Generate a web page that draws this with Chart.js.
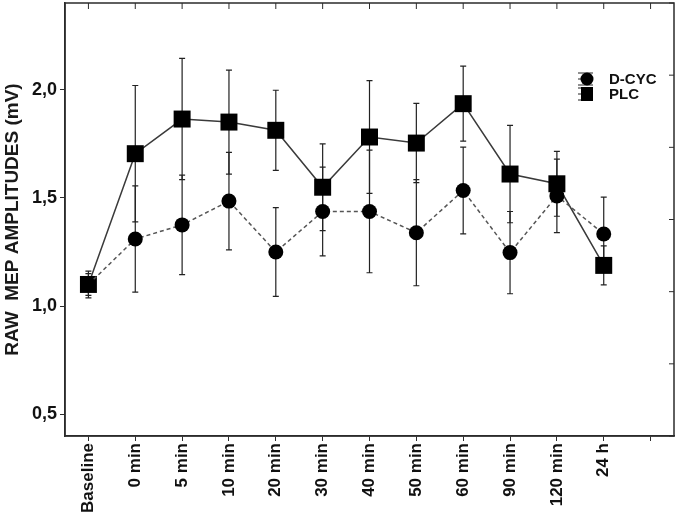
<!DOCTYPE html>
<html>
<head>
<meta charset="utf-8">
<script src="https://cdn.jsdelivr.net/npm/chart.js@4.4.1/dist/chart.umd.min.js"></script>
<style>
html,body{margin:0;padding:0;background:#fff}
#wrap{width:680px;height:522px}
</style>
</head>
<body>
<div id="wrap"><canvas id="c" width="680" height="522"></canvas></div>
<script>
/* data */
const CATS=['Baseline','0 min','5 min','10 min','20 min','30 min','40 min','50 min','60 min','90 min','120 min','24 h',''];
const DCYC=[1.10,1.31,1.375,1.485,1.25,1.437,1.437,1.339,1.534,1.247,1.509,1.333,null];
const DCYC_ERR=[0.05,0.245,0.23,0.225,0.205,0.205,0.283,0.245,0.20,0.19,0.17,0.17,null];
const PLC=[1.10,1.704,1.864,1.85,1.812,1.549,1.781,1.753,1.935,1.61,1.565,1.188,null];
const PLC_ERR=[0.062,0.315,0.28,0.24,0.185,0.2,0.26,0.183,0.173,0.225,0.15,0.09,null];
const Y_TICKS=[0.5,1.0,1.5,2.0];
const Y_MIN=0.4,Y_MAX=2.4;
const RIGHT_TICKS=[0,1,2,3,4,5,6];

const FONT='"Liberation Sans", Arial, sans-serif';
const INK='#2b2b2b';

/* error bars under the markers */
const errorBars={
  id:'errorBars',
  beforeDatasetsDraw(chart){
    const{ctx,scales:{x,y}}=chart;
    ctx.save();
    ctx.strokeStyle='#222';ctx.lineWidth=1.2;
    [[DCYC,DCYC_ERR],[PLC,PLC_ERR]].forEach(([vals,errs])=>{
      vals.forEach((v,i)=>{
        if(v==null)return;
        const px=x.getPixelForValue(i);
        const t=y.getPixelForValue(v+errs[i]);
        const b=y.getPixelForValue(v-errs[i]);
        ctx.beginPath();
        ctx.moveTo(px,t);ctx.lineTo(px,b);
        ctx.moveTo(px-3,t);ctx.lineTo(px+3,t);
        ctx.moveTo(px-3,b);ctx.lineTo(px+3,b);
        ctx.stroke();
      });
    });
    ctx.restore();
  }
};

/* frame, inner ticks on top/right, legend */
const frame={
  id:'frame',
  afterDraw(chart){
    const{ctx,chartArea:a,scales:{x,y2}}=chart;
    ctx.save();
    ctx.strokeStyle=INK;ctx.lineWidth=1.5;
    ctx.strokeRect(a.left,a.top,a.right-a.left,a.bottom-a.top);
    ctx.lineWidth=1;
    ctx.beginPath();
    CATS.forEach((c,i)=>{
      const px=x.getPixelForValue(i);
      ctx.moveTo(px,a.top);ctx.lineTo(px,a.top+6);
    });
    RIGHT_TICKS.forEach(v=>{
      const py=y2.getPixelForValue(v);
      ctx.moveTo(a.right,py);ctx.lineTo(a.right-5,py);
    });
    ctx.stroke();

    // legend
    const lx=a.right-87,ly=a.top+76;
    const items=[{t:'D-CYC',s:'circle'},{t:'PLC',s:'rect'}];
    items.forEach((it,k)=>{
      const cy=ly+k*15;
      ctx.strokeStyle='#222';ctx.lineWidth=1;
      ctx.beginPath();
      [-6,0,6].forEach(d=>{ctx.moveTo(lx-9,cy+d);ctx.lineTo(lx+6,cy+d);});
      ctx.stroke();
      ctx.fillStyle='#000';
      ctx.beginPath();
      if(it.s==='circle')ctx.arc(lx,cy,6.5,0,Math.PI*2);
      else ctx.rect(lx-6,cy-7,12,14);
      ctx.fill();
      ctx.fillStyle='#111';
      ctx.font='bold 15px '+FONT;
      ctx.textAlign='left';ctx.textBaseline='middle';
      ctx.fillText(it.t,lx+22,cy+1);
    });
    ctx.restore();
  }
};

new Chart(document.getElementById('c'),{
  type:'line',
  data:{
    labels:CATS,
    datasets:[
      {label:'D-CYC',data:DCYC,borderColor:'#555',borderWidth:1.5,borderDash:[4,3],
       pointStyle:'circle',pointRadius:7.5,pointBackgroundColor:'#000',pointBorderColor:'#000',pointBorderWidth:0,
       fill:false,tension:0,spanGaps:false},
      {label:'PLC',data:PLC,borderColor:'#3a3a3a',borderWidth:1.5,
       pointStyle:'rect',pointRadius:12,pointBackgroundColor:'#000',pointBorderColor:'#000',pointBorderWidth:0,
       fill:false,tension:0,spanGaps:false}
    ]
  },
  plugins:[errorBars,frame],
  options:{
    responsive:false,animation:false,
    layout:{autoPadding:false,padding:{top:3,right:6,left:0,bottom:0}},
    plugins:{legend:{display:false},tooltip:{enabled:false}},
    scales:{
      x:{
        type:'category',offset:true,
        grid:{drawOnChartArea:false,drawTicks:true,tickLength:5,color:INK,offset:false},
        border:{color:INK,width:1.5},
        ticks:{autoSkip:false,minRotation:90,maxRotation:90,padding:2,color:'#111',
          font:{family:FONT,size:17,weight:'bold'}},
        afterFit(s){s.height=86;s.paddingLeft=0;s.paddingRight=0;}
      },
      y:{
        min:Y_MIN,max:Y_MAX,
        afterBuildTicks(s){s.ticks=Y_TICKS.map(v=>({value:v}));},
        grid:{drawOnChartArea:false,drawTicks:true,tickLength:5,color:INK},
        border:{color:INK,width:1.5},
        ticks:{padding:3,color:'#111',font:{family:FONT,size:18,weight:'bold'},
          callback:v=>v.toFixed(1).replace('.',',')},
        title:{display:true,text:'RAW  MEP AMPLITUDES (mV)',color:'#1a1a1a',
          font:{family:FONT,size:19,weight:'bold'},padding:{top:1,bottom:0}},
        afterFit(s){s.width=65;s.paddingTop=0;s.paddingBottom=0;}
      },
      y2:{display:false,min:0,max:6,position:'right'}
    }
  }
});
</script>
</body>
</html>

* * *

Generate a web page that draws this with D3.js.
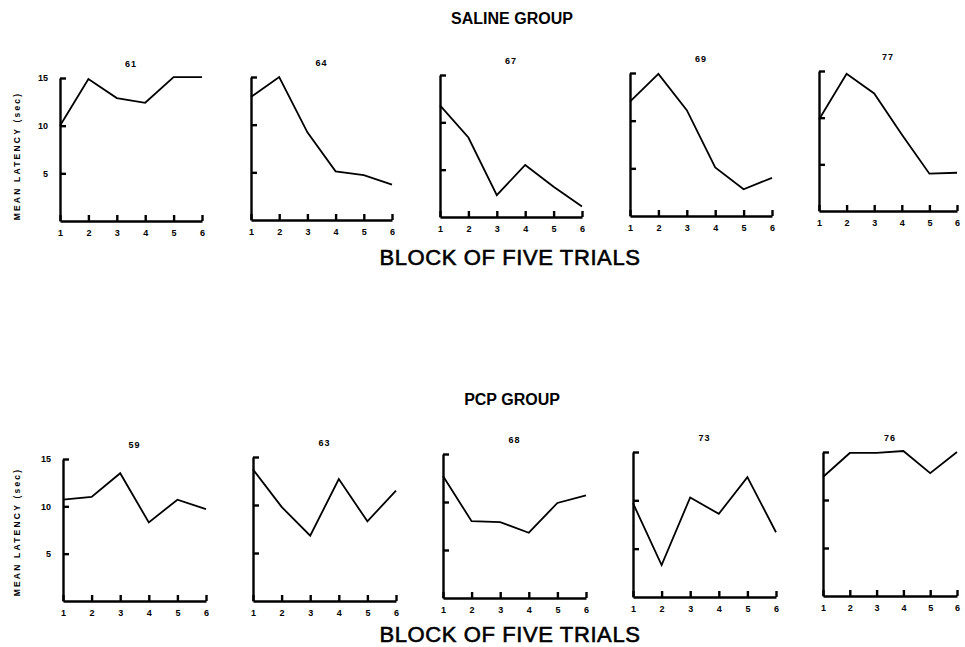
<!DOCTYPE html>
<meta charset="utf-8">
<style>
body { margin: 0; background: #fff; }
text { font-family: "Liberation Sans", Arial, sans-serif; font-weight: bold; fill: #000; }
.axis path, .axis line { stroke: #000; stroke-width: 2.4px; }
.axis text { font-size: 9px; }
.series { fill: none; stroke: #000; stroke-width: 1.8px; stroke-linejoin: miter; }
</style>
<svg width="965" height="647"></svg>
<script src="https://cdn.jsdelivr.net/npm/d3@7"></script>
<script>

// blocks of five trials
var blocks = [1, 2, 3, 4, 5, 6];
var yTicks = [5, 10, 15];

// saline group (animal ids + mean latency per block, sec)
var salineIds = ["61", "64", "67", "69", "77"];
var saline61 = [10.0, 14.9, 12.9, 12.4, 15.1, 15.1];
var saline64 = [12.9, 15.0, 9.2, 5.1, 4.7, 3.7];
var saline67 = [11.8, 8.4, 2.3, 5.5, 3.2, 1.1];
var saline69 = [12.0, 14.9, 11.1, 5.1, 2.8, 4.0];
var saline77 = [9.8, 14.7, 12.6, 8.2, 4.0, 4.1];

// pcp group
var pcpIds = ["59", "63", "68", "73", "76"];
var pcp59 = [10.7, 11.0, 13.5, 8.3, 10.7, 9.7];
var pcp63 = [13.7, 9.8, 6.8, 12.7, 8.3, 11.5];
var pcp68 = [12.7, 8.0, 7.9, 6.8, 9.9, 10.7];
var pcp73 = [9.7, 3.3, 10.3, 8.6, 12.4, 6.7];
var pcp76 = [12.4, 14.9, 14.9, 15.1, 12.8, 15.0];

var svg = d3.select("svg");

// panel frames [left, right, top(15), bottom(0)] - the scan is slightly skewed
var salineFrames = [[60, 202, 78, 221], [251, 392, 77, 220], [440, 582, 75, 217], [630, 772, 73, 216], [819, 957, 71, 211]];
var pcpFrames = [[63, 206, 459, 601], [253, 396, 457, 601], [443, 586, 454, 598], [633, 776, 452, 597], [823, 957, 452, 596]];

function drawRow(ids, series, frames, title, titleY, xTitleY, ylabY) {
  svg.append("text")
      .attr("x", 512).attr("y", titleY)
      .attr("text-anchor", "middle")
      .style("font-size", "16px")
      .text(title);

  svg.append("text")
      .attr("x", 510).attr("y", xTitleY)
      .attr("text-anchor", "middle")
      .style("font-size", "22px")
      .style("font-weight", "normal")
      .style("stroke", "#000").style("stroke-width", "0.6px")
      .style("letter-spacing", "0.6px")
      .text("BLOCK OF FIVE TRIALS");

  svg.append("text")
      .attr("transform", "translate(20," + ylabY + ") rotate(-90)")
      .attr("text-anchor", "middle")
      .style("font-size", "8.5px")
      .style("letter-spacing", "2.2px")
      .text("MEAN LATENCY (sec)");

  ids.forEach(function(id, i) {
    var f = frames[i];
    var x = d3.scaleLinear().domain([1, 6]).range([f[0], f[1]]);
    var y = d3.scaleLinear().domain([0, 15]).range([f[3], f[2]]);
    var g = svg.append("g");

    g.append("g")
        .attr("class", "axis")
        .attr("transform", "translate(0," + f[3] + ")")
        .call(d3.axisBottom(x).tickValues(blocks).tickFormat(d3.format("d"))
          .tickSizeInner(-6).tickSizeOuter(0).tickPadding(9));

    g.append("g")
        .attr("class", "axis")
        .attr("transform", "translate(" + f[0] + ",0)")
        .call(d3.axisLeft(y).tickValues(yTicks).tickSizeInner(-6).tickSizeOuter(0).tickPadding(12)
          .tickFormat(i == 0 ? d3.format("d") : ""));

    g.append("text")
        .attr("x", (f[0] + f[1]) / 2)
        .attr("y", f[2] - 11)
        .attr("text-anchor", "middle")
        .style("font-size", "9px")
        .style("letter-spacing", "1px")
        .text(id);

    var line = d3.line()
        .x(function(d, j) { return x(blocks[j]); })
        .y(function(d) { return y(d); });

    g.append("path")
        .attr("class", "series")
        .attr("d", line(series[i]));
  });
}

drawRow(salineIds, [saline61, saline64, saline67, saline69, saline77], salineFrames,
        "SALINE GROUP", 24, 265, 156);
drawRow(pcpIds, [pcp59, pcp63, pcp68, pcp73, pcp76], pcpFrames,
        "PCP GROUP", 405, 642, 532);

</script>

---

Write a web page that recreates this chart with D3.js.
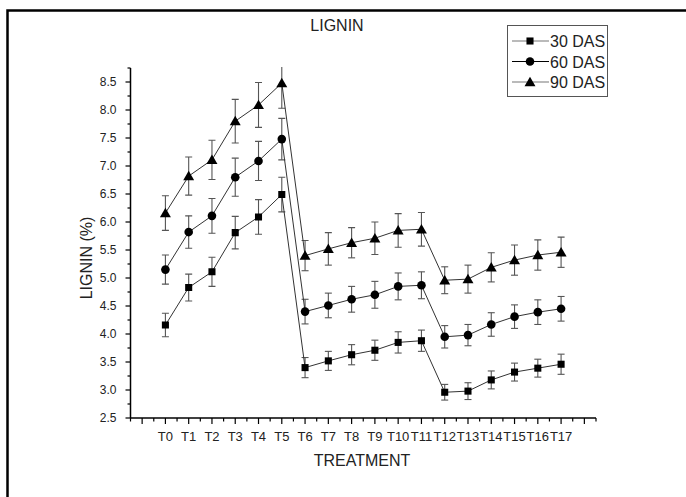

**Given problem**: Search the material above for "that". Pull out each line where it shows up.

**Solution to this problem**:
Generate a web page that draws this with Chart.js.
Generate a web page that draws this with D3.js.
Write a web page that recreates this chart with D3.js.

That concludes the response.